Mr Slapstick, chorégraphie de Jean Gaudin et Pedro Pauwels
Mr Slapstick, chorégraphie de Jean Gaudin et Pedro Pauwels
Sous ce titre, se cache une référence à Buster Keaton, l’homme qui ne rit jamais. Le comique dit slapstick :en anglais« bâton claqueur »), emprunte son nom à la cliquette ou tavelle qui sonorise les violents mais faux coups de Guignol, Arlequin et personnages de pantomime.
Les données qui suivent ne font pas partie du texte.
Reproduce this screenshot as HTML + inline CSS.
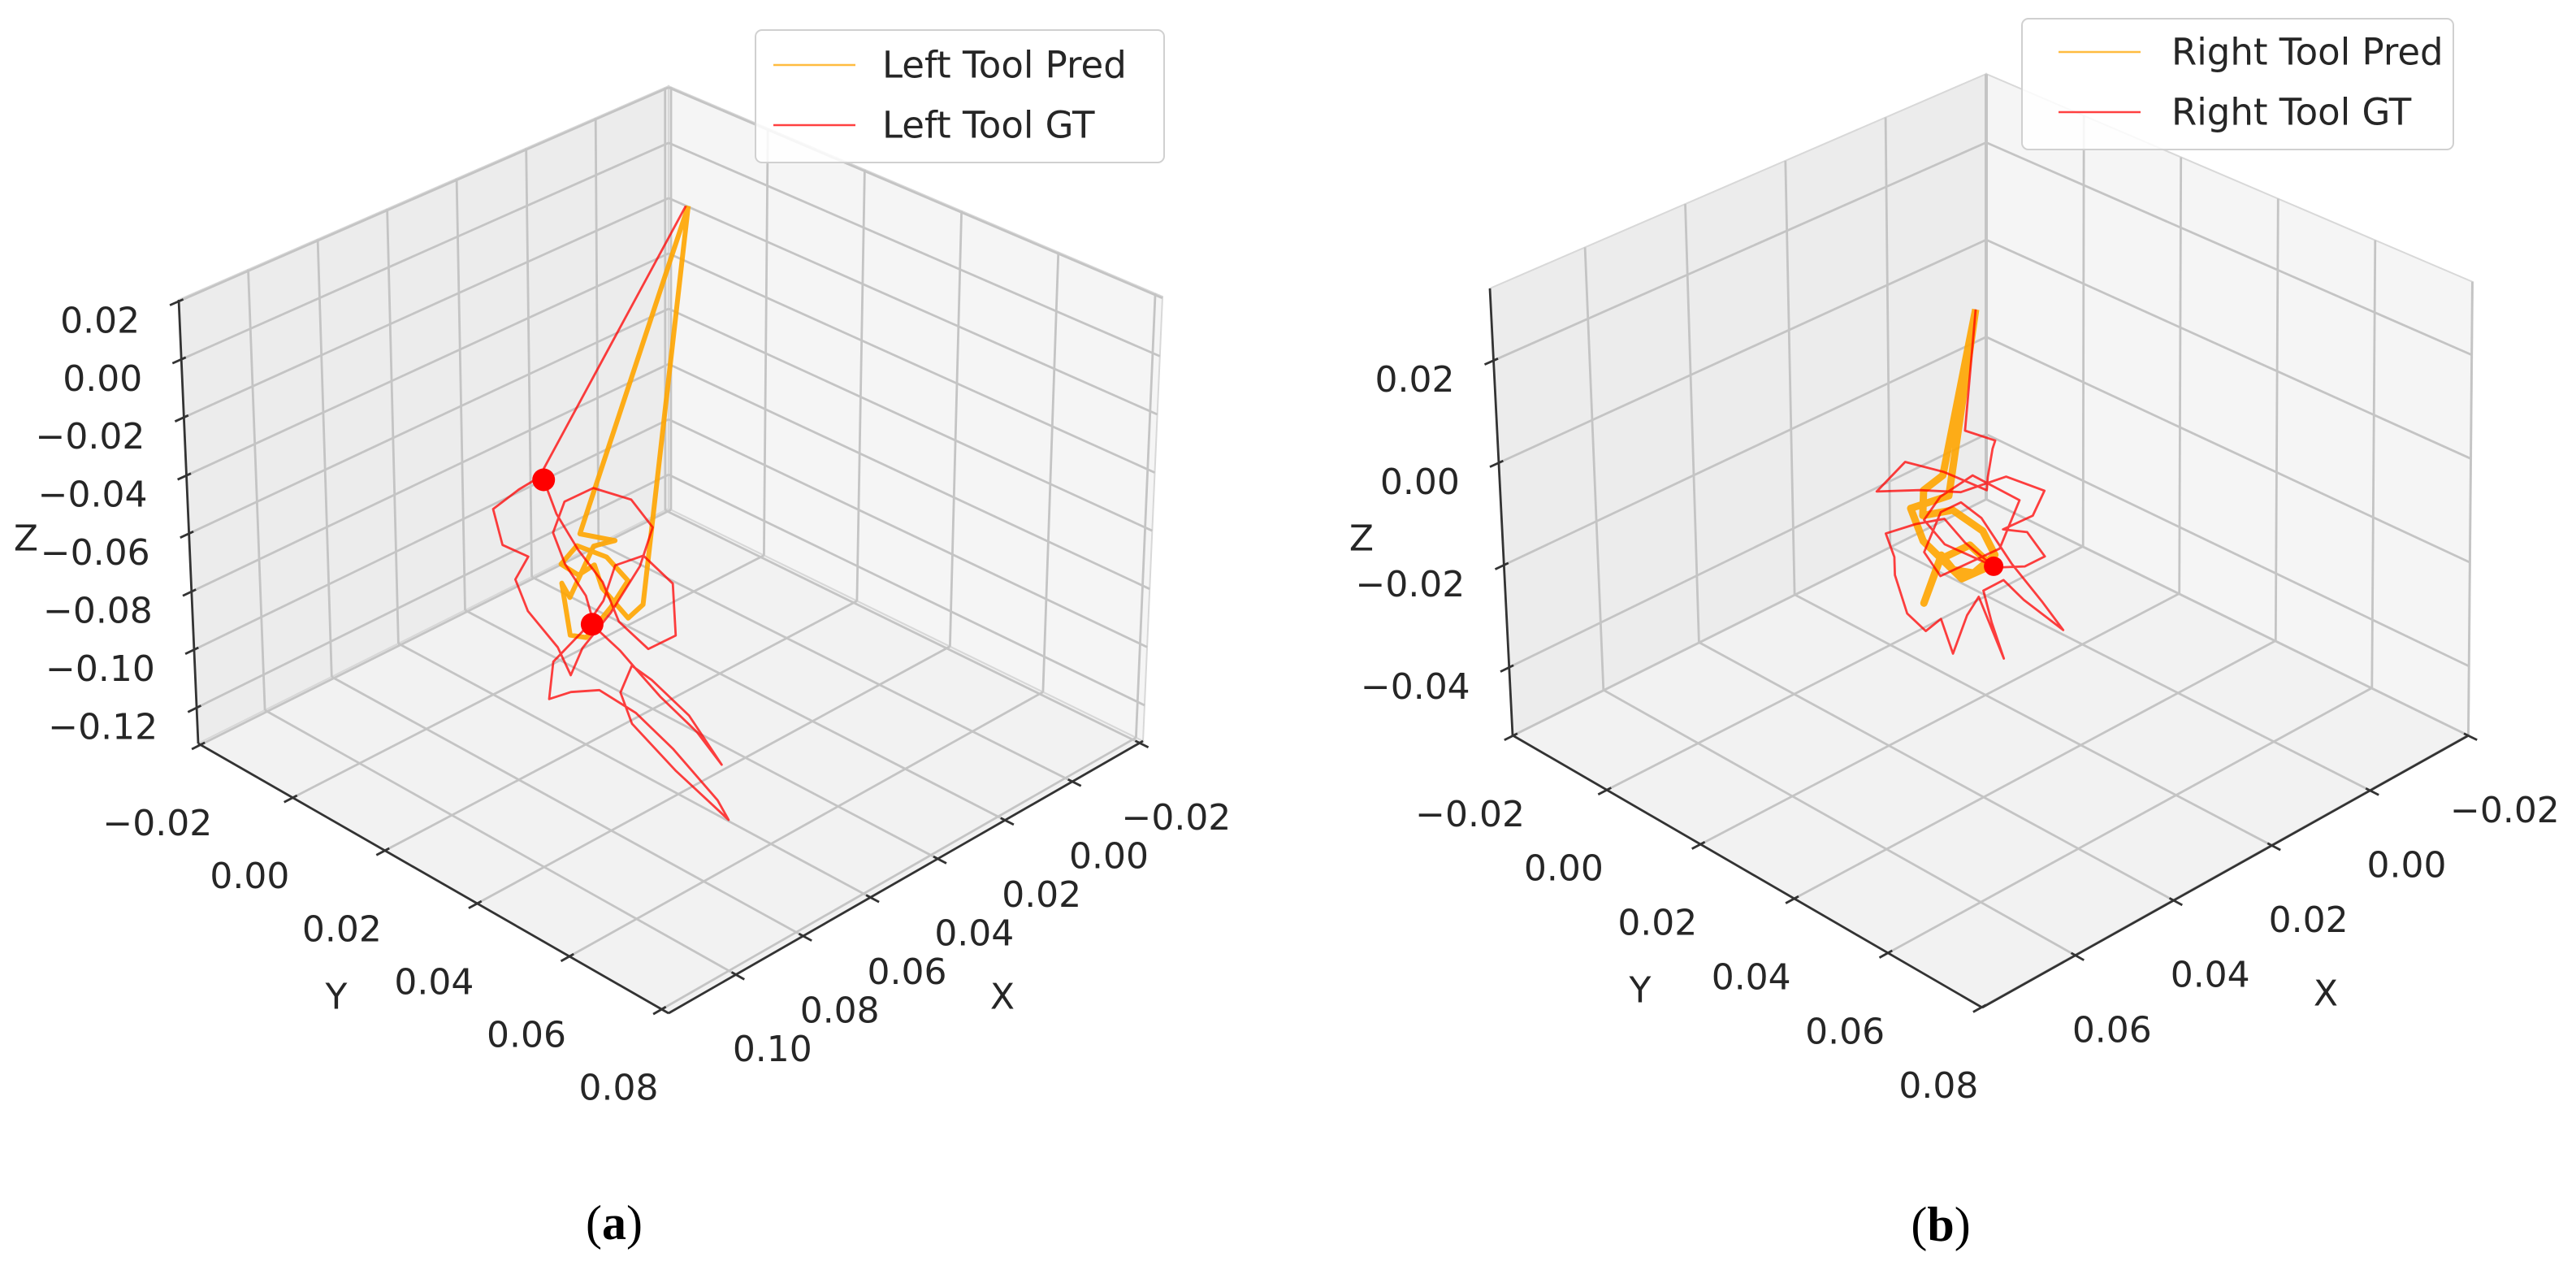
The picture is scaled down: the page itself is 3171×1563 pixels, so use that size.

Au cinéma, un genre caractérisé par des chutes, courses-poursuites, bagarres…
Pedro Pauwels garde le masque impassible de son modèle mais s’en éloigne vite pour dessiner un personnage qu’il projette, vêtu de noir, sur la plage blanche de la scène, dans un jeu d’ombres et lumières changeantes. Il conserve, du burlesque, quelques courses rapides au début avabt de disparaître… Les portes claquent sous les effets lumineux tremblotants d’un projecteur. Mais ici, ni pantomime, acrobaties ou cascades. Pedro Pauwels fait dans la lenteur et la finesse, soulignées par Variété, une partition laconique de Mauricio Kagel (1977), sans rapport avec celle qui accompagne le cinéma muet.
Le solo organisé autour d’une chaise vide posée à l’avant-scène dos aux spectateurs. Cette présence aimante et repousse le danseur et crée un point de tension conditionnant ses déplacements. Lira-t-on dans cette chaise, la métaphore du public, du chorégraphe, d’un réalisateur qui regarde l’autre danser, ou d’un pouvoir invisible? Comme intimidé par cet objet, Pedro Pauwels s’en approche prudemment, le contourne, s’en éloigne pour ensuite l’affronter et l’insulter face public.
En contrepied du burlesque, tout en citant leurs sources, Jean Gaudin et Pedro Pauwels n’ont pas choisi le rire mais l’humour froid. Il évoquent Buster Keaton de manière biaisée et se souviennent du clown triste qu’on a pu voir dans ses dernières apparitions au cinéma, comme Les Feux de la rampe de Charlie Chaplin (1952) où ces deux stars du muet incarnent des comiques vieillissants.
Une bonne partie du spectacle se passe au sol. Souvent de dos, assis par terre, Pedro Pauwels va tâtonnant, se déplace par reptations animales, ou roule de tout son long sur lui-même. Parfois, il se lance dans un galop ludique, nous surprenant avec cette rupture de rythme. De pauses en accélérations, la chorégraphie joue avec le tempo.
Pedro Pauwels nous attire dans un univers singulier qu’on retrouve dans les nombreuses pièces qu’il a signées et interprétées dont Cygn etc, Spectres, Etal. Ce créateur atypique n’hésite pas à collaborer avec des artistes de théâtre, hip-hop, musique improvisée ou techno, cinéma… et à lancer des projets collectifs. Implanté avec sa compagnie de 2009 à 2018 à Limoges, l’artiste est aujourd’hui installé à Montauban. En 2004, atteint d’une méningite foudroyante il a été plongé dans un coma artificiel et amputé de doigts aux mains et aux pieds. Une rééducation lui fera redécouvrir son corps et l’apprivoiser pour continuer à danser. Il livrera cette expérience dans son ouvrage J’ai fait le beau au bois dormant, édité par le Centre national de la danse.
Mireille Davidovici
Spectacle dans la cadre de Faits d’Hiver, vu le 7 février à Micadanses, 20 rue Geoffroy l’Asnier, Paris (IV ème).